** Begin Data for this task **
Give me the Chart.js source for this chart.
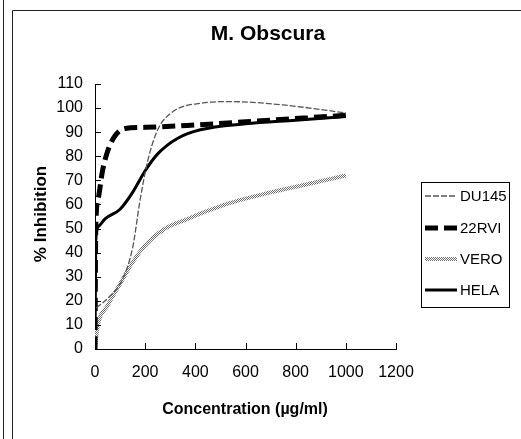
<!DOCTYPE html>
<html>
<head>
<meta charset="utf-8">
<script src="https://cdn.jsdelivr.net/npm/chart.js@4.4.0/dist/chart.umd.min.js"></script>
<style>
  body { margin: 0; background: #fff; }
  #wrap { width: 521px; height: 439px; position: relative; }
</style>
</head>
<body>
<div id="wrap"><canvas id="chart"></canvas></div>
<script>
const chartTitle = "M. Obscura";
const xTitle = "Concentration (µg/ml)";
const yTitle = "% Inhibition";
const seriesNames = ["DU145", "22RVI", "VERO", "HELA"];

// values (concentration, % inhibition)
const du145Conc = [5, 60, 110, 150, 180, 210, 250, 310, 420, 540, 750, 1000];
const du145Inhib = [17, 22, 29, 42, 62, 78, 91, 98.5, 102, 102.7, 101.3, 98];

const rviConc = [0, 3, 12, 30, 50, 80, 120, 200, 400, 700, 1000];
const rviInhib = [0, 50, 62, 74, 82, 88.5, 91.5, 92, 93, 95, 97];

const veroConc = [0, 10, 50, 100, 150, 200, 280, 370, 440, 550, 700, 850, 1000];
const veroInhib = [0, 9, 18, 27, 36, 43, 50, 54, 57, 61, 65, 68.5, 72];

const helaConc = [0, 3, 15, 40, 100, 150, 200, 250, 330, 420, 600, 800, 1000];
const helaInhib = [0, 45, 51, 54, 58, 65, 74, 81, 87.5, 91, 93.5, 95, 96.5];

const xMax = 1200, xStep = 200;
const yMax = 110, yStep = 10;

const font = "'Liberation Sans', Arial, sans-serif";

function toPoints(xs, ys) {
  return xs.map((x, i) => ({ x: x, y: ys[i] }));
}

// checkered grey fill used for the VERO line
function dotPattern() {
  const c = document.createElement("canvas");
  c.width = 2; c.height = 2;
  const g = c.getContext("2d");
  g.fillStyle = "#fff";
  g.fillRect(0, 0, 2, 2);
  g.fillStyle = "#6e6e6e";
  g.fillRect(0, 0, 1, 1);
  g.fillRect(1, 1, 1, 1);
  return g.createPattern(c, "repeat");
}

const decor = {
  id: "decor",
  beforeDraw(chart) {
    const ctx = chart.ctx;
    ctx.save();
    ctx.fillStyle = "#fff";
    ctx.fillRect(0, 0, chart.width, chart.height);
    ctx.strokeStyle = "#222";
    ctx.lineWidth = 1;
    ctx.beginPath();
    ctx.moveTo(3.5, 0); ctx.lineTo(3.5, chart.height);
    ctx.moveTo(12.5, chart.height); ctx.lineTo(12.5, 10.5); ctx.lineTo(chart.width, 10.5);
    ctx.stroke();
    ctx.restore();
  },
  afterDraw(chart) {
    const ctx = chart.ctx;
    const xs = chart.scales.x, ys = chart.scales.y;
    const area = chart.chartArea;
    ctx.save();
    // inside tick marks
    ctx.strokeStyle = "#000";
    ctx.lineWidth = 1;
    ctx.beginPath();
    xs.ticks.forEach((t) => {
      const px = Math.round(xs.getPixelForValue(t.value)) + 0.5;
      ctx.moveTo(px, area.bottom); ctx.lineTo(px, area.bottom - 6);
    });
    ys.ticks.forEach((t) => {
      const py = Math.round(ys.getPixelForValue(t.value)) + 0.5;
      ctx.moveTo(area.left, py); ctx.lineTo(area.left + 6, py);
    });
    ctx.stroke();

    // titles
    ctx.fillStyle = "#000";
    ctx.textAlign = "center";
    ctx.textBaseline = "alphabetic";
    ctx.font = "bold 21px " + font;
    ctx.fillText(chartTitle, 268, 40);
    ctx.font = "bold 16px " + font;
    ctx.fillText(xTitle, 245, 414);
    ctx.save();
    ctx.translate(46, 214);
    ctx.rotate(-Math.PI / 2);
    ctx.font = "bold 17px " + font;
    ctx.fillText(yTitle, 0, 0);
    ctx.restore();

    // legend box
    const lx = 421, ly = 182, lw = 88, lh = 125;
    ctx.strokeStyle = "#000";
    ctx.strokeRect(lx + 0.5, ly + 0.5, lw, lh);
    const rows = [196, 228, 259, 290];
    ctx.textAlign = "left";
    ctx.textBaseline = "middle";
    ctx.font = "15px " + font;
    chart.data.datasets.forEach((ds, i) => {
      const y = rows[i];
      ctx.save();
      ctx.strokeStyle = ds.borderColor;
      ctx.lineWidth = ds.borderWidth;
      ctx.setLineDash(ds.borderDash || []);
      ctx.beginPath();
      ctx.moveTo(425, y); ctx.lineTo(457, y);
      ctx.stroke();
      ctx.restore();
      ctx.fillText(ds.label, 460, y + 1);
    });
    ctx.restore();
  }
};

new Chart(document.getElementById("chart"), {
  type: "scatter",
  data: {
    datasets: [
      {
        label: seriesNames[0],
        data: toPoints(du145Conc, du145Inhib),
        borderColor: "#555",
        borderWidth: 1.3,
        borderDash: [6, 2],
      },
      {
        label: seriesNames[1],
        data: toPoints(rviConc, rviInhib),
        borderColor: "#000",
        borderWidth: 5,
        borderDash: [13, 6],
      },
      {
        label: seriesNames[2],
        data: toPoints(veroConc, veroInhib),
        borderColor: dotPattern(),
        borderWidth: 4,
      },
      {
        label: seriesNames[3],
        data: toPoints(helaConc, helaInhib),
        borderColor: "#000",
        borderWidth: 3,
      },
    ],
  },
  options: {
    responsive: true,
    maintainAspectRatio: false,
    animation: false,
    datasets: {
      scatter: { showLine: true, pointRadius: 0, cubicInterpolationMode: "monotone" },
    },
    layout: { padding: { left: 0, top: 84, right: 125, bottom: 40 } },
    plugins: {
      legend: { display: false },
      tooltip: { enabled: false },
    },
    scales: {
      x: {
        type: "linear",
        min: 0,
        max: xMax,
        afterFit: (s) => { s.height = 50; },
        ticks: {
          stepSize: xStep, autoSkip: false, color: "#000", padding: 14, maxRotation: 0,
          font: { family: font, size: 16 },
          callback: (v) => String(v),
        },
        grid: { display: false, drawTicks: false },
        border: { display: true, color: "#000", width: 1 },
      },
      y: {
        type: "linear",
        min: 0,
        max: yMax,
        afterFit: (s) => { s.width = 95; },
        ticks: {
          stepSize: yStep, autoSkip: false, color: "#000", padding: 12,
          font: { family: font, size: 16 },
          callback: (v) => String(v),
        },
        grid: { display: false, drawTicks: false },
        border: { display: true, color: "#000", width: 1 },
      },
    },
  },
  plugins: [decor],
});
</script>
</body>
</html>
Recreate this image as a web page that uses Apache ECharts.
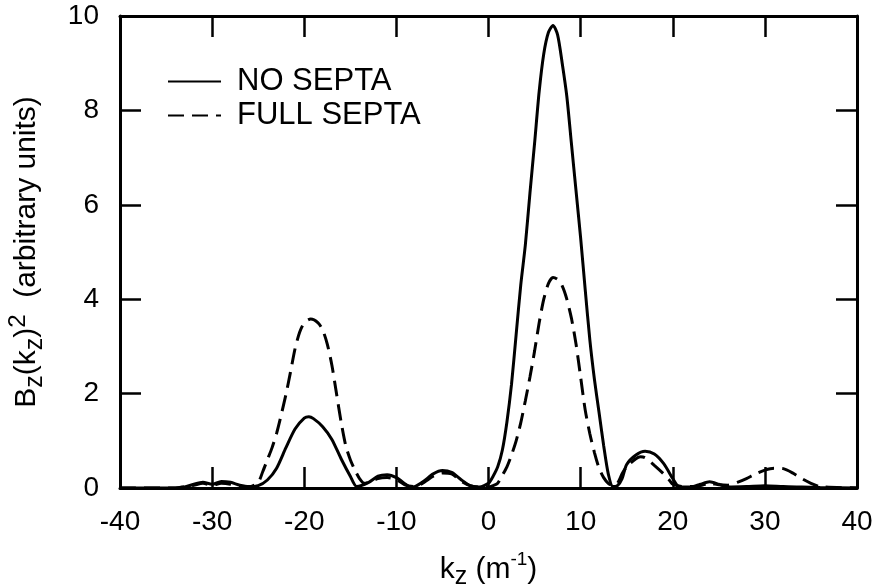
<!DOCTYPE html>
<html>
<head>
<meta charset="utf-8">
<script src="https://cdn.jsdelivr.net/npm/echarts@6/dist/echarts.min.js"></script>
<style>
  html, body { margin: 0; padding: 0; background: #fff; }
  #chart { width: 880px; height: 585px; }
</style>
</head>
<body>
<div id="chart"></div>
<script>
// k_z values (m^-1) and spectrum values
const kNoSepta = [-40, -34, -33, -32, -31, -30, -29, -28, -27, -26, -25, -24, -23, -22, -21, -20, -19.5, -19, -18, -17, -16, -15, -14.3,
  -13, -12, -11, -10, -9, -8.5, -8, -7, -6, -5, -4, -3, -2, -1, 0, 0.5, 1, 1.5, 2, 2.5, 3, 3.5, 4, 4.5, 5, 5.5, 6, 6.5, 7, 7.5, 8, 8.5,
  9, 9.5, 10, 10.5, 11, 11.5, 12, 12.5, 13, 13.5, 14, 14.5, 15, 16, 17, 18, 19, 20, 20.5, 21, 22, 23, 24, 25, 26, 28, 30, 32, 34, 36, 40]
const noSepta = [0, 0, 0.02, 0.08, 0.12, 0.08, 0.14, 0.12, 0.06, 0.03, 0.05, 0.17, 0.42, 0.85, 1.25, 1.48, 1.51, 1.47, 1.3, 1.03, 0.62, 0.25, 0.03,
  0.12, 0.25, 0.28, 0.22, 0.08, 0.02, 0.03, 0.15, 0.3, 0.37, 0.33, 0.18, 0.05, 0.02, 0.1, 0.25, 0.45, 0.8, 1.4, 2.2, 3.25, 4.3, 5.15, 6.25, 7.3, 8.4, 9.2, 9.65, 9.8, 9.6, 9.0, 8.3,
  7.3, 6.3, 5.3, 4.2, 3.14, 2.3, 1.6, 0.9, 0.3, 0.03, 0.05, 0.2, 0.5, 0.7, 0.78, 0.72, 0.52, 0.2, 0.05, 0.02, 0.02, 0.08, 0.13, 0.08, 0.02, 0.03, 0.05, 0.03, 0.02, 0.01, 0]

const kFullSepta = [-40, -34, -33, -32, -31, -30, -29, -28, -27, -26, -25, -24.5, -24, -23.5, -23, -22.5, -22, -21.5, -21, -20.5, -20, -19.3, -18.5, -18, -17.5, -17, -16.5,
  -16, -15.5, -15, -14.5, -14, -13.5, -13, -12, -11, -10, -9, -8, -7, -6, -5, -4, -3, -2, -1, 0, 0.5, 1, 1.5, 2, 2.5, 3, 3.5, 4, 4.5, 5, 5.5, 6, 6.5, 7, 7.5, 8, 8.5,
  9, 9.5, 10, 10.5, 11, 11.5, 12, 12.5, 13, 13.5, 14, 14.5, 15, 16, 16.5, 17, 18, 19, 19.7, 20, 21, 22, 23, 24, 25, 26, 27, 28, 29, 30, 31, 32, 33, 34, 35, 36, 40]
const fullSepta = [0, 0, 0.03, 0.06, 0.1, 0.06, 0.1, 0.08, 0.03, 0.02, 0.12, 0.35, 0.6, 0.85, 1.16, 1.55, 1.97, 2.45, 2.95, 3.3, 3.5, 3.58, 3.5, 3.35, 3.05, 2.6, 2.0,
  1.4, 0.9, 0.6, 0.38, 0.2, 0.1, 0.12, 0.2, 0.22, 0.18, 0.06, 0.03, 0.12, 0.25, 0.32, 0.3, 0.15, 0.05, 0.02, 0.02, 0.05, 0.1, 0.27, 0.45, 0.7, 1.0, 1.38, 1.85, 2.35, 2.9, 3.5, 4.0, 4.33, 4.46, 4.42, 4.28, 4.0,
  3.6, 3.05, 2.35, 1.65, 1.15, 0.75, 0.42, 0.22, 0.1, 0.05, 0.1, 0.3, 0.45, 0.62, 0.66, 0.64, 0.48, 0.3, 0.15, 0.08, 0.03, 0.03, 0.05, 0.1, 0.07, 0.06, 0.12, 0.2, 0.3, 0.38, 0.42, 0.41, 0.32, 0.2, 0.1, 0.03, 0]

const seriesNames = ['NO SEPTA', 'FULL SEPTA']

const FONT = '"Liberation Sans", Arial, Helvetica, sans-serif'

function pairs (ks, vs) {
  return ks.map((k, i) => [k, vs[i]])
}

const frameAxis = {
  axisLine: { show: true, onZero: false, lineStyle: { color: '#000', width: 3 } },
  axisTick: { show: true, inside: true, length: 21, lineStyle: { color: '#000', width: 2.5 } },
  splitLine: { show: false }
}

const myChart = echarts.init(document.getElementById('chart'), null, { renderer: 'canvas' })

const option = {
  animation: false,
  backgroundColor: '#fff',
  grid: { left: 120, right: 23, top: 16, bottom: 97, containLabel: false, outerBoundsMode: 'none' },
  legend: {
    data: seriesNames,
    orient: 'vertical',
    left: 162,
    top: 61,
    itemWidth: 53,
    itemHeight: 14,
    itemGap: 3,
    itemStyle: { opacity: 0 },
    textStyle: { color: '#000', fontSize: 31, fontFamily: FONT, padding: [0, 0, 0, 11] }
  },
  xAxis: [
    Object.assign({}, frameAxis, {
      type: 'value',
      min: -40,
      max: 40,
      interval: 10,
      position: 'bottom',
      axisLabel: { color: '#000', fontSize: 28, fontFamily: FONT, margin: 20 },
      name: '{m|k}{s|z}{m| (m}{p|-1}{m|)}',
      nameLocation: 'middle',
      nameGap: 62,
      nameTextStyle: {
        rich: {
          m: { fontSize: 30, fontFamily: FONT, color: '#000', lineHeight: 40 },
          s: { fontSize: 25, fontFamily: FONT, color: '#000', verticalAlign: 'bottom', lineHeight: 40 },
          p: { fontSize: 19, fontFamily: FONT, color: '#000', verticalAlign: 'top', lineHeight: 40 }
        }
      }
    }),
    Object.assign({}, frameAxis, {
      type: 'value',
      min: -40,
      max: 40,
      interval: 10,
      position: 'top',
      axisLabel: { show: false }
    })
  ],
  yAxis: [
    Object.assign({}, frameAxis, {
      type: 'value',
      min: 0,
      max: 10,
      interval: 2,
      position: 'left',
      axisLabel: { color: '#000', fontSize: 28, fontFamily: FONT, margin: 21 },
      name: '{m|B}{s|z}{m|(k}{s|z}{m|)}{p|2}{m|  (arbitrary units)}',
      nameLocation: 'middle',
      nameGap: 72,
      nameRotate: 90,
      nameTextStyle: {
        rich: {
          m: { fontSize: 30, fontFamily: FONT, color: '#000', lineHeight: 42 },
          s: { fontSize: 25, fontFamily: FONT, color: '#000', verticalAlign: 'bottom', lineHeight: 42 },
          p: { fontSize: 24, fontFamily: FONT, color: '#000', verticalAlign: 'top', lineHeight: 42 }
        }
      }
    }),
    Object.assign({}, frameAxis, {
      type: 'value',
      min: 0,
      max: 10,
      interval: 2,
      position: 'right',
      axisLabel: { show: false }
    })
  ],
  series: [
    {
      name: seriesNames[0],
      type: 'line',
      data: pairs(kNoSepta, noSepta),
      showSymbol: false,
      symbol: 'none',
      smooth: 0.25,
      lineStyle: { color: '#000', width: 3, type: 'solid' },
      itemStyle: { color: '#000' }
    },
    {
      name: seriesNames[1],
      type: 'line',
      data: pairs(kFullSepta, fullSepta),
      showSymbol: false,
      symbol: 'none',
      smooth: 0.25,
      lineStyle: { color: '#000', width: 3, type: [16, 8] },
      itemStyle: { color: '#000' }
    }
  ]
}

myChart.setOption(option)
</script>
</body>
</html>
** End Data for this task **
Set problem |
Please give again the entries word for word, starting at the first line and ending with the line that contains "const yMax = 110, yStep = 10;"; include both of those lines but none of the pictures.

Expected answer |
Give me the Chart.js source for this chart.
<!DOCTYPE html>
<html>
<head>
<meta charset="utf-8">
<script src="https://cdn.jsdelivr.net/npm/chart.js@4.4.0/dist/chart.umd.min.js"></script>
<style>
  body { margin: 0; background: #fff; }
  #wrap { width: 521px; height: 439px; position: relative; }
</style>
</head>
<body>
<div id="wrap"><canvas id="chart"></canvas></div>
<script>
const chartTitle = "M. Obscura";
const xTitle = "Concentration (µg/ml)";
const yTitle = "% Inhibition";
const seriesNames = ["DU145", "22RVI", "VERO", "HELA"];

// values (concentration, % inhibition)
const du145Conc = [5, 60, 110, 150, 180, 210, 250, 310, 420, 540, 750, 1000];
const du145Inhib = [17, 22, 29, 42, 62, 78, 91, 98.5, 102, 102.7, 101.3, 98];

const rviConc = [0, 3, 12, 30, 50, 80, 120, 200, 400, 700, 1000];
const rviInhib = [0, 50, 62, 74, 82, 88.5, 91.5, 92, 93, 95, 97];

const veroConc = [0, 10, 50, 100, 150, 200, 280, 370, 440, 550, 700, 850, 1000];
const veroInhib = [0, 9, 18, 27, 36, 43, 50, 54, 57, 61, 65, 68.5, 72];

const helaConc = [0, 3, 15, 40, 100, 150, 200, 250, 330, 420, 600, 800, 1000];
const helaInhib = [0, 45, 51, 54, 58, 65, 74, 81, 87.5, 91, 93.5, 95, 96.5];

const xMax = 1200, xStep = 200;
const yMax = 110, yStep = 10;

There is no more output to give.